CMA CGM Boxship Sets New Size Record for U.S. East Coast
The container ship CMA CGM Brazil is making her way down the U.S. East Coast, setting regional records with each port call. At 15,072 TEU in capacity and 1,200 feet in length, the vessel would be an everyday sight in Rotterdam or Shanghai, but she is the largest container ship ever to call on North America's Eastern Seaboard. With recent investments in dredging and higher STS cranes, many American container ports are now ready to serve vessels in her size range.
CMA CGM Brazil arrived in Halifax on Thursday, where she became the "largest containerized cargo vessel that has ever called on a Canadian port," Halifax Port Authority spokesman Lane Farguson told CBC. The recent purchase of an extra super-post-Panamax STS crane - bringing the PSA Halifax terminal's total to five - helped facilitate the call.
The vessel headed next to the Port of New York and New Jersey, where she was received with fanfare. PNYNJ completed its harbor deepening project in 2016, giving it 50 feet of water depth, and it completed the raising of the Bayonne Bridge to lift air draft restrictions in 2018. “The arrival of the CMA CGM Brazil . . . highlights the benefits of [our] significant investment in critical port infrastructure and the far-reaching effects it has on the broader region and its economy,” PNYNJ said in a statement.
CMA CGM Brazil is headed next to Norfolk, where she is expected to arrive Tuesday, then Savannah on Friday. She will arrive in Charleston, South Carolina on September 20, then head back east to resume her rotation.

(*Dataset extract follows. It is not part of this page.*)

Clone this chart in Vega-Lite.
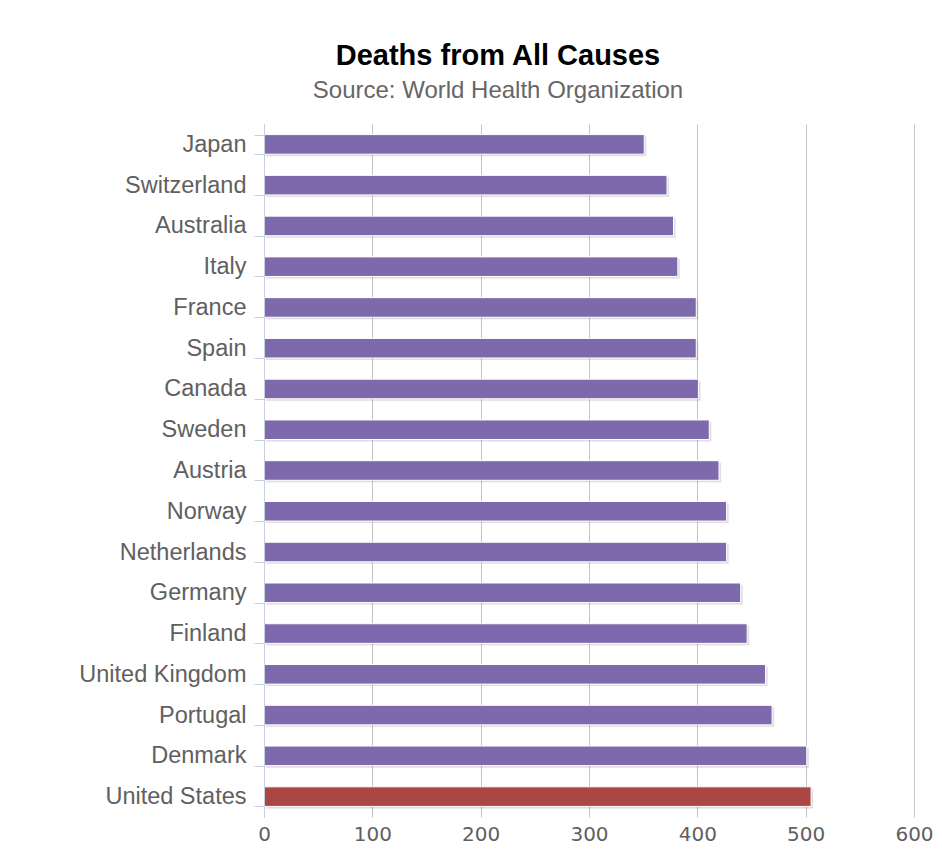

Larger boxships have called at West Coast ports in the past, generally for one-time, special-purpose voyages. The 19,000 TEU MSC Anna set a size record when she arrived in Port of Oakland this April; her arrival was part of a strategy by the 2M Alliance partners to reposition thousands of stranded empty containers out of the Southern California market, and she is not expected to return on a regular rotation.